19. Future Tiered-History Compatibility

Verification:

  • [~] The current architecture is compatible in principle, but no tiered-history implementation work has been done yet

This design intentionally prepares tiered temporal storage by making floor advancement, debt accounting, and compaction decisions explicit and policy-driven.

20. Performance Non-Regression Gate (Mandatory)

Verification:

  • No before/after lifecycle benchmark suite with confidence intervals has been completed
  • No validated p50/p95/p99 regression report has been produced for reads or writes
  • No published storage-growth-slope benchmark report exists yet
  • This release gate remains open

All lifecycle changes must preserve serving performance.

Release gate:

  1. No statistically significant regression in p50/p95/p99 read latency on representative workloads.
  2. No statistically significant regression in p50/p95/p99 write latency on representative workloads.
  3. Throughput regression budget:

  4. reads: <= 3%

  5. writes: <= 5%

  6. Lifecycle CPU/IO overhead must remain within configured ceilings in normal mode.

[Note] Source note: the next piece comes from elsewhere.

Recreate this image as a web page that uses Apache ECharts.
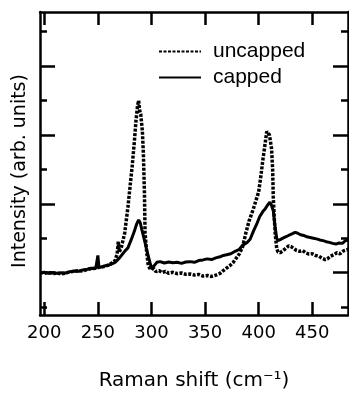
<!DOCTYPE html>
<html>
<head>
<meta charset="utf-8">
<script src="https://cdn.jsdelivr.net/npm/echarts@6/dist/echarts.min.js"></script>
<style>
html, body { margin: 0; padding: 0; background: #fff; }
#chart { width: 349px; height: 396px; }
</style>
</head>
<body>
<div id="chart"></div>
<script>
// Raman shift (cm-1) and intensity (arb. units)
var uncappedShift = [196, 200, 204, 208, 212, 216, 220, 224, 228, 232, 236, 240, 244, 248, 252, 256, 260, 263, 266, 268, 269, 270, 272,
	275, 278, 280, 282, 283, 284, 285.5, 287, 288, 289, 290, 291.5, 292.5, 293.5, 294, 295.5, 297, 299, 300.5,
	302, 304, 307, 310, 313, 316, 320, 324, 328, 332, 336, 340, 344, 348, 352, 356, 360, 364, 367, 370, 373, 376, 379, 382, 385,
	388, 391, 395, 398, 400, 402, 404, 406, 407.5, 409, 410, 411, 412, 413, 413.6, 414.5, 415.5, 416.8, 418, 420, 422, 425, 428,
	430, 432, 435, 438, 441, 444, 447, 450, 453, 456, 459, 462, 464, 467, 470, 473, 476, 479, 482, 484];
var uncappedIntensity = [1.00, 0.98, 1.01, 0.97, 0.99, 0.96, 0.99, 1.02, 1.04, 1.06, 1.05, 1.09, 1.12, 1.13, 1.16, 1.18, 1.22, 1.28, 1.35, 1.55, 1.9, 1.6, 1.75,
	2.15, 2.9, 3.5, 4.1, 4.45, 4.8, 5.4, 5.85, 6.0, 5.7, 5.6, 5.1, 4.4, 3.2, 2.15, 1.6, 1.2, 1.1, 1.05,
	1.12, 1.03, 1.06, 1.0, 1.04, 0.98, 1.01, 0.97, 0.99, 0.95, 0.96, 0.93, 0.95, 0.9, 0.92, 0.89, 0.93, 0.98, 1.06, 1.13, 1.2, 1.29, 1.42, 1.55, 1.75,
	2.15, 2.5, 2.85, 3.15, 3.35, 3.8, 4.3, 4.75, 5.1, 5.15, 5.0, 4.8, 4.6, 4.0, 3.2, 2.6, 2.1, 1.7, 1.6, 1.58, 1.62, 1.7, 1.78,
	1.76, 1.72, 1.65, 1.62, 1.64, 1.57, 1.54, 1.55, 1.5, 1.48, 1.42, 1.38, 1.4, 1.48, 1.52, 1.58, 1.55, 1.63, 1.66, 1.68];

var cappedShift = [196, 200, 204, 208, 212, 216, 220, 224, 228, 232, 236, 240, 244, 248, 250, 251, 254, 258, 262, 266, 270, 272,
	275, 278, 281, 284, 286, 288, 289.5, 291, 294, 296, 298.6, 300.5,
	302, 305, 308, 312, 316, 320, 324, 328, 332, 336, 340, 344, 348, 352, 356, 360, 364, 367, 370, 374, 378, 382, 385,
	389, 392, 395, 398, 401, 404, 406, 408, 410.5, 412, 413.6, 415, 416.8, 418, 420, 423, 426, 429,
	432, 434, 436, 439, 442, 445, 448, 451, 454, 457, 460, 463, 466, 469, 472, 475, 478, 481, 484];
var cappedIntensity = [1.0, 1.01, 0.98, 1.0, 0.98, 1.0, 0.99, 1.03, 1.05, 1.04, 1.08, 1.1, 1.13, 1.12, 1.5, 1.15, 1.17, 1.21, 1.24, 1.3, 1.42, 1.5,
	1.62, 1.72, 1.95, 2.2, 2.4, 2.53, 2.45, 2.25, 1.87, 1.6, 1.29, 1.1,
	1.18, 1.3, 1.32, 1.28, 1.31, 1.29, 1.3, 1.27, 1.31, 1.32, 1.3, 1.35, 1.37, 1.4, 1.38, 1.43, 1.46, 1.5, 1.52, 1.55, 1.62, 1.68, 1.8,
	1.87, 1.97, 2.2, 2.4, 2.63, 2.78, 2.85, 2.95, 3.05, 2.95, 2.8, 2.4, 2.0, 1.93, 1.96, 2.01, 2.05, 2.1,
	2.14, 2.17, 2.15, 2.1, 2.08, 2.04, 2.02, 2.0, 1.98, 1.95, 1.93, 1.9, 1.88, 1.85, 1.83, 1.86, 1.85, 1.93, 1.95];

var xTicks = [200, 250, 300, 350, 400, 450];
var yTicksLong = [1, 3, 5, 7];
var yTicksShort = [0, 2, 4, 6, 8];

function pairs(xs, ys) {
	return xs.map(function(x, i) { return [x, ys[i]]; });
}

var chart = echarts.init(document.getElementById('chart'), null, { renderer: 'canvas' });

var frame = { show: true, onZero: false, lineStyle: { color: '#000', width: 2.5 } };

function yAx(pos, ticks, len, withLine, name) {
	return {
		type: 'value', position: pos, min: -0.23, max: 8.57,
		axisLine: withLine ? frame : { show: false },
		axisTick: { show: true, inside: true, length: len, customValues: ticks, lineStyle: { color: '#000', width: 2.5 } },
		axisLabel: { show: false },
		splitLine: { show: false },
		name: name || '',
		nameLocation: 'middle',
		nameGap: 10,
		nameTextStyle: { fontFamily: 'DejaVu Sans', fontSize: 19, color: '#000', padding: [0, 15, 0, 0] }
	};
}

var option = {
	animation: false,
	backgroundColor: '#fff',
	grid: { left: 40, right: 1, top: 12, bottom: 76 },
	legend: {
		orient: 'vertical',
		left: 158,
		top: 41,
		padding: 0,
		itemWidth: 42,
		itemHeight: 12,
		itemGap: 5,
		data: ['uncapped', 'capped'],
		itemStyle: { opacity: 0, borderWidth: 0 },
		textStyle: { fontFamily: 'Liberation Sans', fontSize: 21, color: '#000', padding: [0, 0, 0, 7] }
	},
	xAxis: [{
		type: 'value', position: 'bottom', min: 196, max: 483.3,
		axisLine: frame,
		axisTick: { show: true, inside: true, length: 13, customValues: xTicks, lineStyle: { color: '#000', width: 2.5 } },
		axisLabel: { customValues: xTicks, margin: 9, fontFamily: 'DejaVu Sans', fontSize: 18, color: '#000' },
		splitLine: { show: false },
		name: 'Raman shift (cm\u207B\u00B9)',
		nameLocation: 'middle',
		nameGap: 56,
		nameTextStyle: { fontFamily: 'DejaVu Sans', fontSize: 20, color: '#000' }
	}, {
		type: 'value', position: 'top', min: 196, max: 483.3,
		axisLine: frame,
		axisTick: { show: true, inside: true, length: 13, customValues: xTicks, lineStyle: { color: '#000', width: 2.5 } },
		axisLabel: { show: false },
		splitLine: { show: false }
	}],
	yAxis: [
		yAx('left', yTicksLong, 15, true, 'Intensity (arb. units)'),
		yAx('left', yTicksShort, 7, false),
		yAx('right', yTicksLong, 15, true),
		yAx('right', yTicksShort, 7, false)
	],
	series: [{
		name: 'capped',
		type: 'line',
		symbol: 'none',
		data: pairs(cappedShift, cappedIntensity),
		lineStyle: { color: '#000', width: 3, type: 'solid' },
		itemStyle: { color: '#000' }
	}, {
		name: 'uncapped',
		type: 'line',
		symbol: 'none',
		data: pairs(uncappedShift, uncappedIntensity),
		lineStyle: { color: '#000', width: 3.5, type: [3, 1.5] },
		itemStyle: { color: '#000' }
	}]
};
chart.setOption(option);
</script>
</body>
</html>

  7. Under pressure/emergency mode, latency may degrade, but system must remain within SLO error budget and recover to baseline after pressure subsides.
  8. Any regression above budgets requires:

  9. explicit waiver

  10. documented tradeoff
  11. rollback plan

Validation protocol:

  1. Run before/after benchmarks with same dataset, config, and hardware.
  2. Include cache-warm and cache-busted runs.
  3. Report p50/p95/p99, throughput, allocs/op, and storage growth slope.
  4. Publish results with confidence intervals.

Adaptation path:

  1. debt_bytes splits by tier (hot, warm, cold).
  2. safe_floor advancement drives tier demotion eligibility.
  3. planner can optimize for cross-tier debt reduction while preserving current snapshot guarantees.